VIEW US CPI unchanged in July, raises hopes of Fed slowing

U.S. consumer prices decelerated in July as gasoline prices dropped sharply, raising hopes the U.S. Federal Reserve may dial back its aggressive path of interest rate hikes.

The consumer price index was unchanged last month after advancing 1.3% in June, the Labor Department said on Wednesday. In the 12 months through June, the CPI climbed 8.5%, below expectations of an 8.7% rise and after a 9.1% rise in June.

MARKET REACTION:

STOCKS: S&P 500 futures turned sharply higher, and were up 1.7%

BONDS: The yield on 10-year Treasury notes was down 8.5 basis points to 2.712%; The two-year U.S. Treasury yield, was down 14.2 basis points at 3.144%.

FOREX: The dollar index fell 1.222%

COMMENTS:

BRIAN JACOBSEN, SENIOR INVESTMENT STRATEGIST, ALLSPRING GLOBAL INVESTMENTS, MENOMONEE FALLS, WISCONSIN
“Hopefully the tide is finally turning on inflation.
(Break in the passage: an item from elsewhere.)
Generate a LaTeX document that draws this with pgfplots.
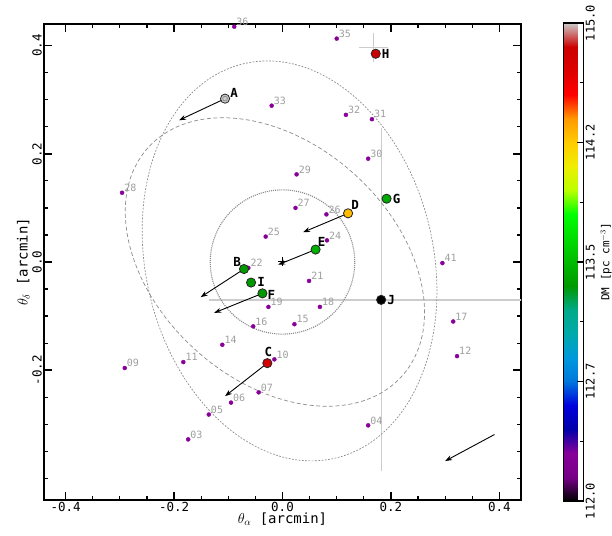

The Fed might not find this one report compelling enough to act on, but at least it leaves open a slowdown in the pace of hikes come September.”

PETER CARDILLO, CHIEF MARKET ECONOMIST, SPARTAN CAPITAL SECURITIES, NEW YORK

“We got some good inflation news. Obviously, we’re seeing some a relief in transitory inflation, including agriculture and oil and things of that nature. But we still see sticky points.
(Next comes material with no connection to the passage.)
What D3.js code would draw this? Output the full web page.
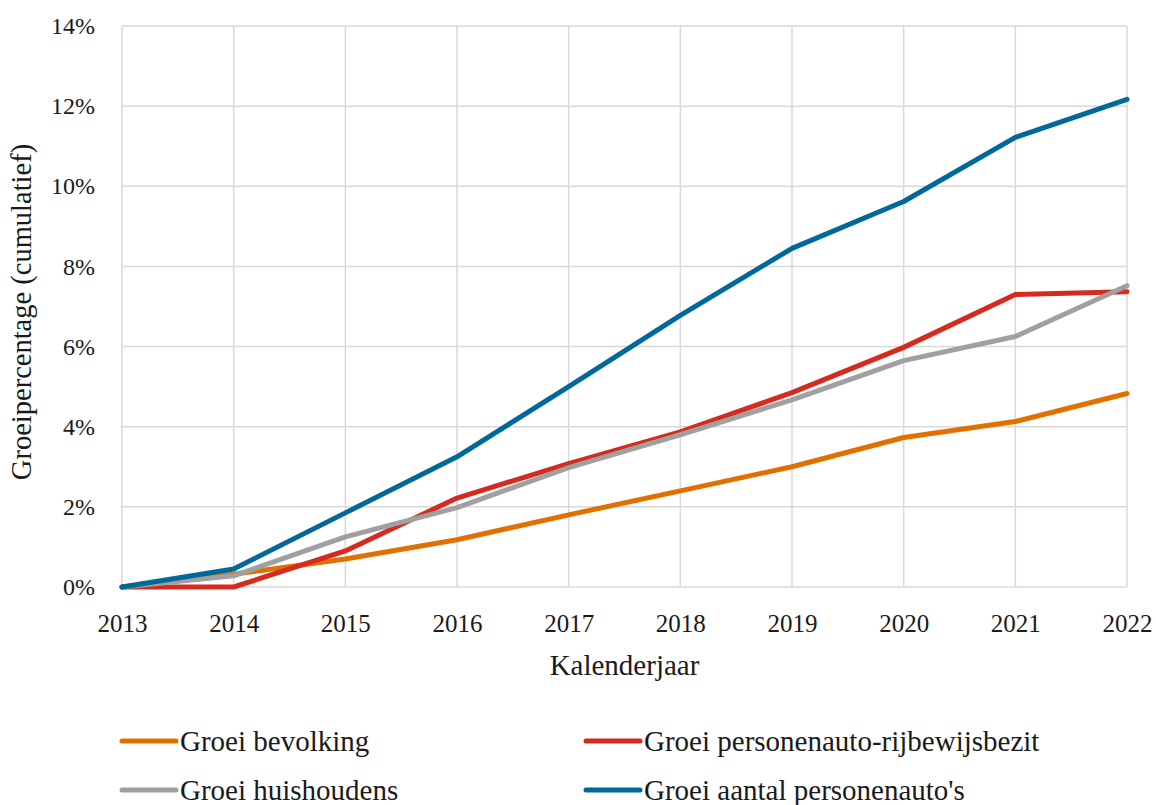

“This is an indication that we’re going in the right direction. Does this raise the possibility of the Fed changing its tune? I suspect not. We should still see a 50 to a 75 basis point (interest) rate hike in September.

“It’s good news for the stock market. Stock futures are up, yields are down sharply.

“Technically speaking, we’re in a recession. A peculiar one, but a recession. Remember, that if the Fed raises rates in September, that’s just going to slow the economy even further.

“The consumer is getting some relief. Gas prices are coming down, food prices are beginning to stabilize, so that’s good news for the consumer.

“We’re having some relief from the war effect, we’re seeing that in energy, in grains and wheat.”

STEVEN RICCHIUTO, U.S. CHIEF ECONOMIST, MIZUHO SECURITIES USA LLC, NEW YORK

“The market reaction to the details is more correct than incorrect. The details show some pretty big declines in components like air fares, hotels, energy. It also shows some nice declines in used car prices. All of that was better than expected, pulling it down.

“This is part and parcel of what happens when you have an index of lots of things, you have very little information ahead of time for what is forecasted. The big surprise to us was the energy pulldown. But again, people were expecting that more than we were. We thought the energy would be a little bit on the higher side.

“When you look at the numbers it tells you inflation probably peaked in the month of June. Is it settling rapidly enough for the Federal Reserve? My view continues to be that the Fed needs to see a 3 percent point deceleration from the peak, and the peak in the headline number was 9.1%. You need it to come down into the 6’s at least for them to say they have a substantive decline, and you’re at 8.5%.”